The second approach (one monolithic repository just needs adoption of all symlinks in the .fixtures.yml file.

e.g.

# .fixtures.yml
fixtures:
  symlinks:
    my_ntp:    "#{source_dir}/modules/ntp"
    my_apache: "#{source_dir}/modules/my_apache"
    mysql:     "#{source_dir}/modules/mysql"
    ...

Everything else works similar.

Now you need to install the Gemfile extensions. First you want to ensure that you have a corresponding, supported Ruby version installed. In case that the OS vendor does not offer the correct version from repositories you might want to reconcider installing ruby into your home directory by using rvm or rbenv.

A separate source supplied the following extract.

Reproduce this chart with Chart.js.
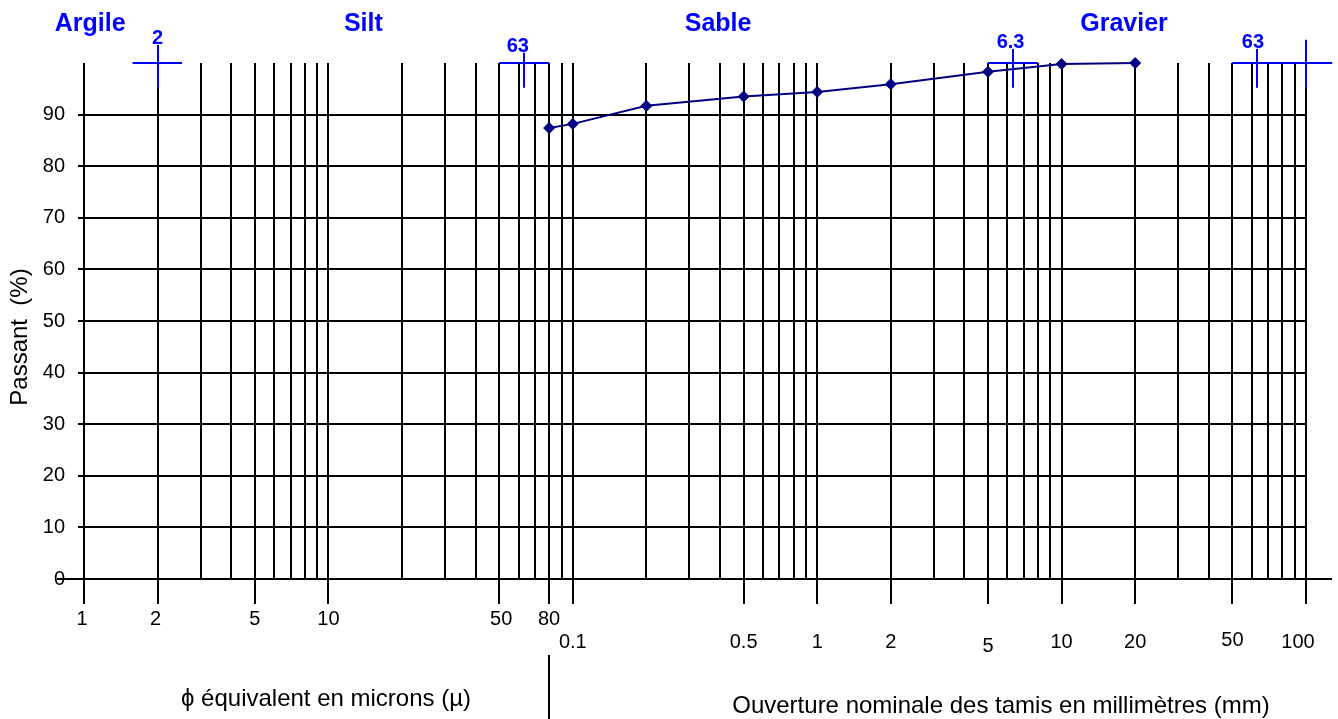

Switch into the repository directory where the Gemfile is located and install the extensions using bundler:

bundle install

Extra tip: if you dont like to mess up your ruby installation you can also specify a path where the extensions will be installed:

bundle install --path vendor

Now you can run the rake task:

bundle exec rake spec

Please note that in this simple case you want to run the tests on the same os as your infrastructure. Testing on e.g. a Windows or OS X workstation requires additional fact and Puppet code mocks.

But how to write full tests when no time is given for this task?

Please check the retrospec tool which will parse your Puppet code and generate the tests automagically for you.